Therein lies the thing I started pondering deeply while I was reading this book and have been pondering ever since.  I too have been playing the kinder, gentler Jeremiah—not with my colleagues, but with my students.  I have been using gentle enticements to try to lull my students into a new set of desires.  I have been trying to model a Joy of Learning, and hoping that the spirit will catch on,.  And it has worked on many, many students.  But not all.  If I am honest, not even most.  Maybe, and here is the intriguing part, just maybe the kinder, gentler approach should be accompanied by methods more dramatic.

I’ll give an example.  In my macroeconomic theory course—textbook intermediate level course required of all majors—I have long been assigning supplemental books, books which normal people buy at a bookstore and read.  I assign three a semester, tell students to just read them and enjoy them.  I then ask painfully simple exam questions about them—as I tell students up front, if you read the book, you will know the answer.  A few students read the books—it is surprising, quite honestly, how few.  Students don’t read anymore.  Yet I keep putting these books in the course because for the students who do settle into a comfortable chair and just read for the pleasure of reading, there is that gentle enticement to the realization that learning stuff just for the joy of learning it is rather enjoyable.

This semester, one of those supplemental books I assigned is Chernow, The House of Morgan.  It is a massive doorstop of a book.  I assigned it knowing full well that most students won't read it.  After all, last semester, most students didn’t read Michael Lewis’ Flash Boys, which is short, quick and lively.  So, I figured since most students don't read no matter how quick and easy the book is, why not throw in a longer supplemental book which will be immensely wonderful for that small minority of students who take it up and read it?  I assigned that book before I read Edmundson’s book.  But, now I am wondering—shouldn’t I do more to convince students that spending one month reading just 25 pages a night of a magisterial history book is something worth doing? 
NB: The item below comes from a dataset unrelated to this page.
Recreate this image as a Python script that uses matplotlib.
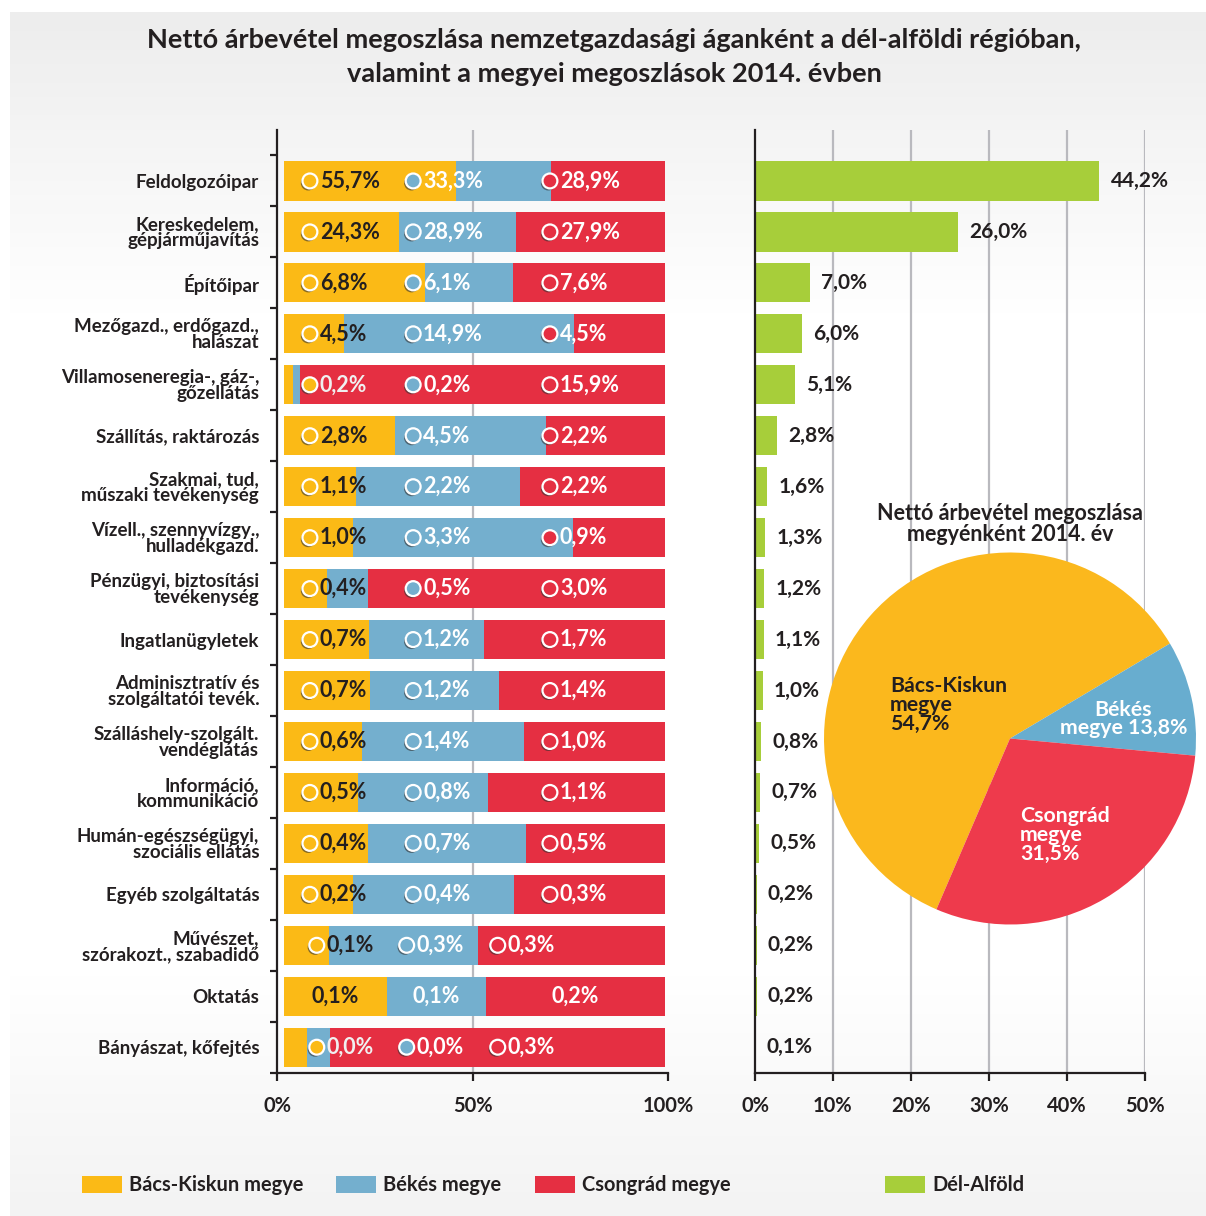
import matplotlib
matplotlib.use('Agg')
import matplotlib.pyplot as plt
import numpy as np
from matplotlib.patches import Patch
from matplotlib.colors import LinearSegmentedColormap
import matplotlib.patheffects as pe

plt.rcParams['font.family'] = ['Lato', 'DejaVu Sans']

# ---------------- data ----------------
title = ("Nettó árbevétel megoszlása nemzetgazdasági áganként a dél-alföldi régióban,\n"
         "valamint a megyei megoszlások 2014. évben")
pie_title = "Nettó árbevétel megoszlása\nmegyénként 2014. év"

categories = [
    "Feldolgozóipar", "Kereskedelem,\ngépjárműjavítás", "Építőipar",
    "Mezőgazd., erdőgazd.,\nhalászat", "Villamoseneregia-, gáz-,\ngőzellátás",
    "Szállítás, raktározás", "Szakmai, tud,\nműszaki tevékenység",
    "Vízell., szennyvízgy.,\nhulladékgazd.", "Pénzügyi, biztosítási\ntevékenység",
    "Ingatlanügyletek", "Adminisztratív és\nszolgáltatói tevék.",
    "Szálláshely-szolgált.\nvendéglátás", "Információ,\nkommunikáció",
    "Humán-egészségügyi,\nszociális ellátás", "Egyéb szolgáltatás",
    "Művészet,\nszórakozt., szabadidő", "Oktatás", "Bányászat, kőfejtés",
]

# bar segment widths (share of the sector's revenue by county, %)
bacs_width = [45.1, 30.2, 37.0, 15.7, 2.4, 29.1, 18.9, 18.1, 11.3, 22.3, 22.6, 20.5, 19.4, 22.0, 18.1, 11.9, 27.0, 6.0]
bekes_width = [25.0, 30.7, 23.1, 60.4, 1.8, 39.6, 43.0, 57.7, 10.8, 30.2, 33.9, 42.5, 34.1, 41.5, 42.3, 39.0, 26.0, 6.0]
csongrad_width = [29.9, 39.1, 39.9, 23.9, 95.8, 31.3, 38.1, 24.2, 77.9, 47.5, 43.5, 37.0, 46.5, 36.5, 39.6, 49.1, 47.0, 88.0]

# labelled values (share of the county's revenue by sector, %)
bacs_share = [55.7, 24.3, 6.8, 4.5, 0.2, 2.8, 1.1, 1.0, 0.4, 0.7, 0.7, 0.6, 0.5, 0.4, 0.2, 0.1, 0.1, 0.0]
bekes_share = [33.3, 28.9, 6.1, 14.9, 0.2, 4.5, 2.2, 3.3, 0.5, 1.2, 1.2, 1.4, 0.8, 0.7, 0.4, 0.3, 0.1, 0.0]
csongrad_share = [28.9, 27.9, 7.6, 4.5, 15.9, 2.2, 2.2, 0.9, 3.0, 1.7, 1.4, 1.0, 1.1, 0.5, 0.3, 0.3, 0.2, 0.3]

# Dél-Alföld region share
region_share = [44.2, 26.0, 7.0, 6.0, 5.1, 2.8, 1.6, 1.3, 1.2, 1.1, 1.0, 0.8, 0.7, 0.5, 0.2, 0.2, 0.2, 0.1]

# pie
pie_names = ["Bács-Kiskun\nmegye", "Békés\nmegye", "Csongrád\nmegye"]
pie_values = [54.7, 13.8, 31.5]
pie_drawn = [60.0, 10.0, 30.0]   # wedge sizes as drawn in the picture

left_tick_labels = ["0%", "50%", "100%"]
right_ticks = [0, 10, 20, 30, 40, 50]

legend_county = ["Bács-Kiskun megye", "Békés megye", "Csongrád megye"]
legend_region = "Dél-Alföld"

# ---------------- style ----------------
YEL = '#FBBA16'
BLU = '#74AFCE'
RED = '#E52F42'
GRN = '#A7CE3A'
PIE_COLS = ['#FBB81D', '#68ADCF', '#EE3A4C']
DARK = '#231F20'
GRID = '#B9B9BE'

def fmt(v):
    return f"{v:.1f}".replace('.', ',') + '%'

W, H = 1206, 1216
fig = plt.figure(figsize=(W / 100, H / 100), dpi=100)
fig.patch.set_facecolor('white')

# background gradient panel
bg = fig.add_axes([10 / W, 0, 1 - 10 / W, 1 - 12 / H], zorder=-10)
cmap = LinearSegmentedColormap.from_list(
    'bg', [(0, '#f3f3f3'), (0.2, '#ffffff'), (0.75, '#ffffff'), (1.0, '#ededed')])
grad = np.linspace(0, 1, 256).reshape(-1, 1)
bg.imshow(grad, aspect='auto', cmap=cmap, extent=[0, 1, 0, 1], origin='lower')
bg.axis('off')

def fx(px):
    return px / W

def fy(py):
    return 1 - py / H

y = np.arange(len(categories))
bh = 0.77
ax_bottom = fy(1072.7)
ax_height = (1072.7 - 130) / H

# ---------------- left: stacked bars ----------------
axL = fig.add_axes([fx(277.3), ax_bottom, 391 / W, ax_height])
axL.set_facecolor('none')
x0, x1 = -1.76, 100.87
bac = np.array(bacs_width)
bek = np.array(bekes_width)
cso = np.array(csongrad_width)
axL.barh(y, bac, height=bh, color=YEL, zorder=2)
axL.barh(y, bek, left=bac, height=bh, color=BLU, zorder=2)
axL.barh(y, cso, left=bac + bek, height=bh, color=RED, zorder=2)
axL.axvline(49.6, color=GRID, lw=1.6, zorder=1)
axL.set_xlim(x0, x1)
axL.set_ylim(17.5, -1.0)
for s in ['top', 'right']:
    axL.spines[s].set_visible(False)
for s in ['left', 'bottom']:
    axL.spines[s].set_color(DARK)
    axL.spines[s].set_linewidth(1.6)
axL.set_xticks([x0, 49.6, x1])
axL.set_xticklabels(left_tick_labels)
axL.tick_params(axis='x', length=6, width=1.6, color=DARK, pad=11,
                labelsize=14.5, labelcolor=DARK)
for t in axL.get_xticklabels():
    t.set_fontweight('bold')
axL.set_yticks(y)
axL.set_yticklabels(categories)
axL.set_yticks(np.arange(-0.5, 17.6, 1), minor=True)
axL.tick_params(axis='y', which='major', length=0, pad=13, labelsize=13.5, labelcolor=DARK)
axL.tick_params(axis='y', which='minor', length=5, width=1.6, color=DARK)
for t in axL.get_yticklabels():
    t.set_fontweight('bold')
    t.set_linespacing(0.93)

shadow = [pe.SimplePatchShadow(offset=(-1.2, -1.5), shadow_rgbFace='#333333', alpha=0.6), pe.Normal()]
default_pos = (6.8, 33.9, 69.8)
shifted_pos = (8.6, 32.2, 56.1)
series = [(bacs_share, YEL), (bekes_share, BLU), (csongrad_share, RED)]
LBL_FS = 15.5
for i in range(len(categories)):
    stack_ends = [bac[i], bac[i] + bek[i], 100]
    if i == 16:  # Oktatás: centered labels, no markers
        lefts = [0, bac[i], bac[i] + bek[i]]
        widths = [bac[i], bek[i], cso[i]]
        for k, (vals, col) in enumerate(series):
            c = DARK if k == 0 else 'white'
            axL.text(lefts[k] + widths[k] / 2, i, fmt(vals[i]), ha='center', va='center',
                     fontsize=LBL_FS, fontweight='bold', color=c, zorder=5)
        continue
    pos = shifted_pos if i in (15, 17) else default_pos
    for k, (vals, col) in enumerate(series):
        cx = pos[k]
        axL.scatter([cx], [i], s=115, color=col, edgecolor='white', linewidth=1.6,
                    zorder=4, path_effects=shadow)
        tx = cx + 2.6
        if k == 0:
            c = DARK if tx + 8 < stack_ends[1] else '#f0f0f0'
        else:
            c = 'white'
        axL.text(tx, i, fmt(vals[i]), ha='left', va='center', fontsize=LBL_FS,
                 fontweight='bold', color=c, zorder=5)

# ---------------- right: region bars ----------------
axR = fig.add_axes([fx(755), ax_bottom, 389.7 / W, ax_height])
axR.set_facecolor('none')
axR.barh(y, region_share, height=bh, color=GRN, zorder=2)
axR.set_xlim(0, 50)
axR.set_ylim(17.5, -1.0)
for v in right_ticks[1:]:
    axR.axvline(v, color=GRID, lw=1.6, zorder=1)
for s in ['top', 'right']:
    axR.spines[s].set_visible(False)
for s in ['left', 'bottom']:
    axR.spines[s].set_color(DARK)
    axR.spines[s].set_linewidth(1.6)
axR.set_xticks(right_ticks)
axR.set_xticklabels([f"{v}%" for v in right_ticks])
axR.tick_params(axis='x', length=6, width=1.6, color=DARK, pad=11,
                labelsize=14.5, labelcolor=DARK)
for t in axR.get_xticklabels():
    t.set_fontweight('bold')
axR.set_yticks([])
for i, v in enumerate(region_share):
    axR.annotate(fmt(v), (v, i), xytext=(8, 0), textcoords='offset points',
                 ha='left', va='center', fontsize=15, fontweight='bold', color=DARK, zorder=5)

# ---------------- pie ----------------
cx, cy, r = 1010, 738.5, 186
axP = fig.add_axes([fx(cx - r), fy(cy + r), 2 * r / W, 2 * r / H], zorder=5)
axP.pie(pie_drawn, colors=PIE_COLS, startangle=246.7, counterclock=False, radius=1,
        wedgeprops=dict(linewidth=0))
axP.set_xlim(-1, 1)
axP.set_ylim(-1, 1)
axP.set_aspect('equal')
axP.axis('off')
pie_text = [n + ("\n" if k != 1 else " ") + fmt(v) for k, (n, v) in enumerate(zip(pie_names, pie_values))]
PFS = 15.3
axP.text(-0.645, 0.18, pie_text[0], ha='left', va='center', fontsize=PFS,
         fontweight='bold', color=DARK, linespacing=0.92)
axP.text(0.61, 0.105, pie_text[1], ha='center', va='center', fontsize=PFS,
         fontweight='bold', color='white', linespacing=0.92)
axP.text(0.055, -0.52, pie_text[2], ha='left', va='center', fontsize=PFS,
         fontweight='bold', color='white', linespacing=0.92)
fig.text(fx(1010), fy(524), pie_title, ha='center', va='center', fontsize=15.5,
         fontweight='bold', color=DARK, linespacing=0.98)

# ---------------- title ----------------
fig.text(fx(614), fy(57), title, ha='center', va='center', fontsize=19.5,
         fontweight='bold', color=DARK, linespacing=1.5)

# ---------------- legends ----------------
LFS = 14.4
h1 = [Patch(facecolor=c, edgecolor='none') for c in (YEL, BLU, RED)]
leg1 = fig.legend(h1, legend_county, loc='center left', bbox_to_anchor=(fx(74), fy(1185)),
                  ncol=3, frameon=False, fontsize=LFS, handlelength=2.0, handleheight=0.95,
                  handletextpad=0.35, columnspacing=1.65, borderaxespad=0)
for t in leg1.get_texts():
    t.set_fontweight('bold')
    t.set_color(DARK)
h2 = [Patch(facecolor=GRN, edgecolor='none')]
leg2 = fig.legend(h2, [legend_region], loc='center left', bbox_to_anchor=(fx(877), fy(1185)),
                  frameon=False, fontsize=LFS, handlelength=2.0, handleheight=0.95,
                  handletextpad=0.35, borderaxespad=0)
for t in leg2.get_texts():
    t.set_fontweight('bold')
    t.set_color(DARK)

fig.savefig('out.png', dpi=100)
One thing is certain, in attempting to do more to convince economics majors that they should want to read The House of Morgan (after all, if you are going to major in Economics and want to work on Wall Street, then you should be interested in the history of the Morgans—I have no hesitation is saying that emphatically—my students should want to read this book), I will fail.  Most of my students will not want to read this book.  It is 720 pages of text—a longer book than most of them have ever read.  Anything I do to convince them they should want to read it will a) at best convince a very few more students to read it and b) certainly annoy and offend lots of students who resent being told that their preference sets should be altered.  If Edmundson and I are right about the problems of the modern college, then this shouldn’t even be a hard decision to make.  Obviously I should do more.

Why Teach?  Because Teaching can improve the lives of my students.  There is no other reason to teach.  It’s not about the grades, it’s not about the diplomas, it’s not about making students happy.  It is about improving lives.  My students don’t know that.  I do.  Yeah, it’s out of fashion to suggest that professors know something that students don’t know about what is best for the students.  But, if I don’t know more than my students about what makes a better life, then why am I a teacher?